Murghab is a good base for more jeep safaris into surrounding valleys, and more yurt hospitality in the jailoos! The families here have many children and in the yurt we visited the oldest boy performed the handwashing ritual for the guests and his father and uncle (the women don’t join the group but sit at the side of the yurt watching). The grandmother rocked a low cradle and spun wool on an old spindle.
After being flung about the interior of a jeep, had my insides rearranged and knocked my funny bone twice, I think I can safely say I won’t be taking up 4X4 driving as a hobby, at least not in a UAZ.
In some sort of personal Silk Road tradition, it must always be difficult to get to Osh. The long last Marshrutka journey had the usual initial concerns over the health of the vehicle – stopping frequently to haul buckets of water from the river to fill the radiator and pour over the engine.
Getting over the 4,655m pass was a small miracle, the tension in the back was palpable as we all willed the engine to survive. There were more delays at the middle-of-nowhere border posts (there are seven checkpoints to go through, each a small shed with a couple of army guys bunking down). On the Kyrgyz side, finding anyone willing to place an entry stamp in my passport proved impossible.
Through the mountain passes, eventually the marshrutka rolled down into the soft green, forgiving hills of Kyrgyzstan. It is still high enough for yaks here but now the first Kyrgyz horse herds could be seen galloping in the valley. Arriving at Sary Tash, the great Pamir Alai range was behind us now, including Pik Lenin, soft pink fading in the twilight.
One final mountain pass and then, about 10 o’clock a hissing puncture. The spare proved deficient and the driver and his mate had to spend long hours attempting a repair.
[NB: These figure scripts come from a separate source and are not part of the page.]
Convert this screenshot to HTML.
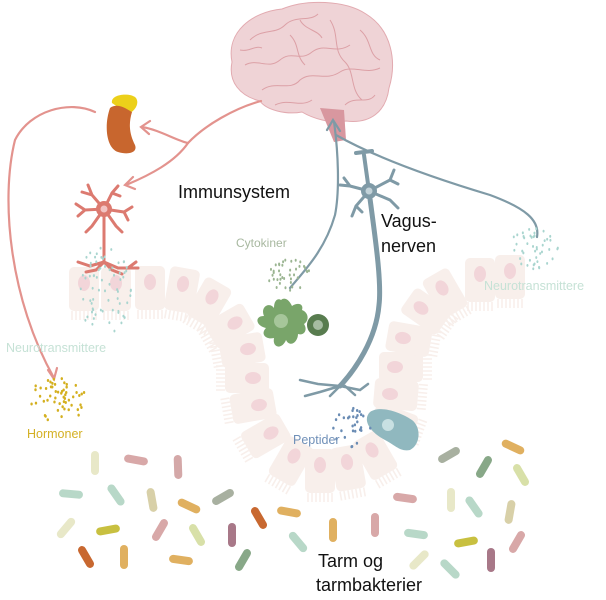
<!DOCTYPE html>
<html><head><meta charset="utf-8"><style>
html,body{margin:0;padding:0;background:#fff;}
svg{display:block;font-family:"Liberation Sans",sans-serif;}
.cell rect{fill:#f8efeb;}
.cell ellipse{fill:#f2d5d9;}
.cell path{stroke:#f8efeb;stroke-width:1.6;fill:none;}
</style></head><body>
<svg id="s" width="606" height="600" viewBox="0 0 606 600" xmlns="http://www.w3.org/2000/svg">
<g id="cells"></g>
<!-- brain -->
<path d="M232 62 C226 32 252 12 282 9 C306 -1 345 0 366 14 C392 30 397 62 389 88 C386 112 370 124 346 121 C330 124 312 118 302 112 C286 115 266 110 260 101 C240 96 228 82 232 62 Z" fill="#efd3d6" stroke="#e2aab0" stroke-width="1"/>
<g fill="none" stroke="#dca0a6" stroke-width="1">
<path d="M250 40 C262 28 275 35 285 25 C295 15 310 22 318 14"/>
<path d="M245 65 C258 58 268 70 280 60 C292 50 300 62 312 52 C325 42 335 55 350 45"/>
<path d="M262 90 C275 80 290 92 300 80 C312 70 325 82 340 72 C352 64 365 75 380 68"/>
<path d="M330 20 C340 35 332 50 345 62 C355 72 350 90 362 100"/>
<path d="M290 35 C300 45 295 55 305 65"/>
<path d="M360 30 C372 40 368 55 380 60"/>
<path d="M275 105 C290 98 300 108 312 100"/>
<path d="M345 105 C355 95 368 105 375 95"/>
<path d="M240 50 C250 52 255 45 262 48"/>
<path d="M300 20 C305 30 318 30 322 38"/>
</g>
<path d="M320 108 L344 110 L346 140 L334 142 Z" fill="#d8979f"/>
<!-- kidney/adrenal -->
<path d="M112 103 C110 94 130 92 136 98 C140 104 134 112 128 114 Z" fill="#ecd01a"/>
<path d="M110 108 C118 102 128 110 132 112 C128 125 130 135 135 145 C138 153 128 155 118 152 C106 148 104 125 110 108 Z" fill="#c8662e"/>
<!-- pink arrows -->
<g fill="none" stroke="#e3938e" stroke-width="2.2" stroke-linecap="round">
<path d="M261 101 C235 108 205 125 188 143 C175 140 160 130 142 127"/>
<path d="M150 121 L141 127 L149 134"/>
<path d="M188 143 C175 162 150 175 126 185"/>
<path d="M133 177 L125 185 L135 189"/>
<path d="M95 112 C70 100 30 110 15 140 C0 200 10 300 54 378"/>
<path d="M48 370 L54 379 L57 368"/>
</g>
<!-- red neuron -->
<g stroke="#dc7a70" stroke-width="3" fill="none" stroke-linecap="round">
<path d="M104 209 L104 262"/>
<path d="M104 209 L92 195 L88 185 M92 195 L82 192"/>
<path d="M104 209 L112 193 L118 186 M112 193 L120 196"/>
<path d="M104 209 L85 210 L76 204 M85 210 L78 216"/>
<path d="M104 209 L124 212 L132 207 M124 212 L128 220"/>
<path d="M104 209 L92 226 L86 232"/>
<path d="M104 209 L116 226 L122 232"/>
<path d="M104 262 L90 266 L78 262 M104 262 L118 268 L138 268 M104 262 L96 270 L86 272 M104 262 L112 270 L122 274 M128 268 L136 262"/>
</g>
<circle cx="104" cy="209" r="8" fill="#dc7a70"/>
<circle cx="104" cy="209" r="3.5" fill="#f2c4c4"/>
<!-- blue lines -->
<g fill="none" stroke="#7f9aa6" stroke-width="2.2" stroke-linecap="round">
<path d="M334 122 C338 150 340 190 335 215 C325 250 305 270 290 288"/>
<path d="M336 135 C380 160 440 180 490 195 C525 208 540 220 537 237"/>
<path d="M327 130 L333 120 L340 131"/>
</g>
<!-- vagus neuron -->
<g stroke="#7f9aa6" fill="none" stroke-linecap="round">
<path d="M369 191 L364 155" stroke-width="4"/>
<path d="M356 153 L372 151" stroke-width="4"/>
<path d="M369 191 C374 230 382 280 379 305 C376 340 355 370 340 386" stroke-width="5"/>
<path d="M369 191 L390 180 L394 170 M390 180 L398 184" stroke-width="3"/>
<path d="M369 191 L350 186 L340 185 M350 186 L344 178" stroke-width="3"/>
<path d="M369 191 L390 200 L398 208" stroke-width="3"/>
<path d="M369 191 L356 206 L352 216 M356 206 L362 212" stroke-width="3"/>
<path d="M340 386 L318 384 L300 380 M340 386 L320 392 L305 396 M340 386 L330 396 M340 386 L360 390 L368 384 M345 386 L355 395" stroke-width="2.5"/>
</g>
<circle cx="369" cy="191" r="8" fill="#7f9aa6"/>
<circle cx="369" cy="191" r="3.5" fill="#c2d2d8"/>
<!-- immune cells -->
<path d="M281 300 C286 296 290 302 292 306 C298 302 304 304 302 310 C308 312 310 320 304 324 C308 330 304 336 298 334 C298 342 290 348 286 340 C282 350 272 348 274 338 C266 340 260 334 266 328 C256 326 254 316 264 316 C260 306 270 302 274 308 C274 300 278 298 281 300 Z" fill="#79a56a"/>
<circle cx="281" cy="321" r="7" fill="#a6c69a"/>
<circle cx="318" cy="325" r="11" fill="#587c4f"/>
<circle cx="318" cy="325" r="5" fill="#a6bca2"/>
<!-- blue cell -->
<path d="M370 412 C380 405 400 412 412 420 C422 428 420 445 410 450 C400 452 395 445 385 440 C370 432 362 420 370 412 Z" fill="#90b8bf"/>
<circle cx="388" cy="425" r="6" fill="#c8e0e2"/>
<g id="dots"></g>
<g id="bact"></g>
<!-- text -->
<text x="178" y="198" font-size="18" fill="#111">Immunsystem</text>
<text x="381" y="227" font-size="18" fill="#111">Vagus-</text>
<text x="381" y="252" font-size="18" fill="#111">nerven</text>
<text x="236" y="247" font-size="12" fill="#a8b8a0">Cytokiner</text>
<text x="484" y="290" font-size="12.5" fill="#c6e2d6">Neurotransmittere</text>
<text x="6" y="352" font-size="12.5" fill="#c6e2d6">Neurotransmittere</text>
<text x="27" y="438" font-size="12.5" fill="#d4b024">Hormoner</text>
<text x="293" y="444" font-size="12.5" fill="#7090b8">Peptider</text>
<text x="318" y="567" font-size="18" fill="#111">Tarm og</text>
<text x="316" y="591" font-size="18" fill="#111">tarmbakterier</text>
</svg>
<script>
var NS="http://www.w3.org/2000/svg";
function el(p,t,a){var e=document.createElementNS(NS,t);for(var k in a)e.setAttribute(k,a[k]);p.appendChild(e);return e;}
var cells=[[84,283,0],[116,283,0],[150,282,0],[183,284,10],[212,297,30],[235,323,60],[248,349,80],[253,378,90],[259,405,80],[271,433,60],[294,456,30],[320,465,0],[347,462,-10],[372,450,-30],[388,421,-70],[390,394,-85],[395,367,-90],[403,338,-80],[421,308,-55],[442,288,-30],[480,274,0],[510,271,0]];
var cg=document.getElementById("cells");
cells.forEach(function(c){var g=el(cg,"g",{"class":"cell",transform:"translate("+c[0]+","+c[1]+") rotate("+c[2]+")"});
el(g,"rect",{x:-15,y:-16,width:30,height:44,rx:5});
el(g,"ellipse",{cx:0,cy:0,rx:6,ry:8});
var d="";for(var i=-12;i<=12;i+=4)d+="M"+i+" 28 L"+i+" 37 ";el(g,"path",{d:d});});
var seed=7;function r(){seed=(seed*16807)%2147483647;return seed/2147483647;}
var dg=document.getElementById("dots");
function cloud(cx,cy,rx,ry,n,col,w,h){for(var i=0;i<n;i++){var a=r()*6.283,q=Math.sqrt(r());el(dg,"ellipse",{cx:cx+Math.cos(a)*rx*q,cy:cy+Math.sin(a)*ry*q,rx:w,ry:h,fill:col});}}
cloud(104,290,28,45,70,"#a9d5cf",1,1.4);
cloud(533,250,25,22,45,"#a9d5cf",1,1.4);
cloud(288,275,22,16,40,"#9bb592",1,1.5);
cloud(58,400,30,22,55,"#d4b020",1.2,1.5);
cloud(352,428,20,20,30,"#6a8cb4",1.2,1.5);
var B=[[95,463,90,"#e8e8c8"],[136,460,10,"#d8a8a8"],[178,467,88,"#d4a8a8"],[71,494,5,"#b8d8c8"],[116,495,55,"#b8d8c8"],[152,500,80,"#d8d0a8"],[189,506,25,"#e0b060"],[223,497,-30,"#a8b0a0"],[259,518,60,"#c86830"],[289,512,10,"#e0b060"],[333,530,90,"#e0b060"],[375,525,90,"#d8a8a8"],[405,498,8,"#d8a8a8"],[416,534,8,"#b8d8c8"],[451,500,90,"#e8e8c8"],[474,507,55,"#b8d8c8"],[510,512,100,"#d8d0a8"],[449,455,-30,"#a8b0a0"],[484,467,-60,"#88a888"],[513,447,25,"#e0b060"],[521,475,60,"#d8e0a8"],[66,528,-50,"#e8e8c8"],[108,530,-10,"#c8c040"],[160,530,-60,"#d8a8a8"],[197,535,60,"#d8e0a8"],[232,535,90,"#a87888"],[298,542,50,"#b8d8c8"],[86,557,60,"#c86830"],[124,557,90,"#e0b060"],[181,560,8,"#e0b060"],[243,560,-60,"#88a888"],[419,560,-45,"#e8e8c8"],[466,542,-10,"#c8c040"],[517,542,-60,"#d8a8a8"],[491,560,90,"#a87888"],[450,569,45,"#b8d8c8"]];
var bg=document.getElementById("bact");
B.forEach(function(b){el(bg,"rect",{x:-12,y:-4,width:24,height:8,rx:4,fill:b[3],transform:"translate("+b[0]+","+b[1]+") rotate("+b[2]+")"});});
</script>
</body></html>
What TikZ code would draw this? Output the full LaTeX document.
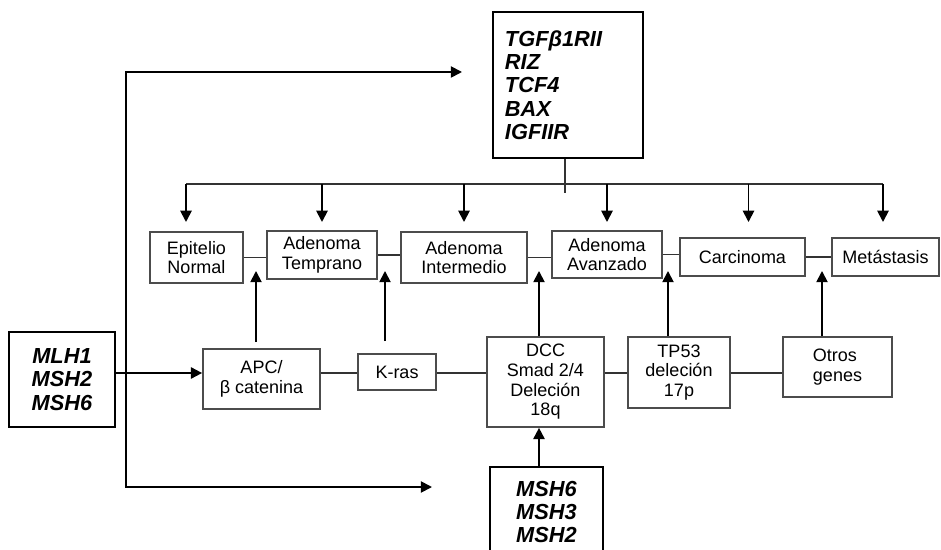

Sometimes we crept forward a couple of miles, mostly we sat in the dark. With the help of a passing truck the original tyre was finally repaired and we limped into Osh around 6am.
Travelling Tajikistan’s Pamir Highway is an incredible experience. Staying with local people every night for 17 days; enjoying the incredibly harsh and beautiful landscapes; dealing with the bureaucracy; falling in love with the hospitable people. Tajikistan is certainly unforgettable.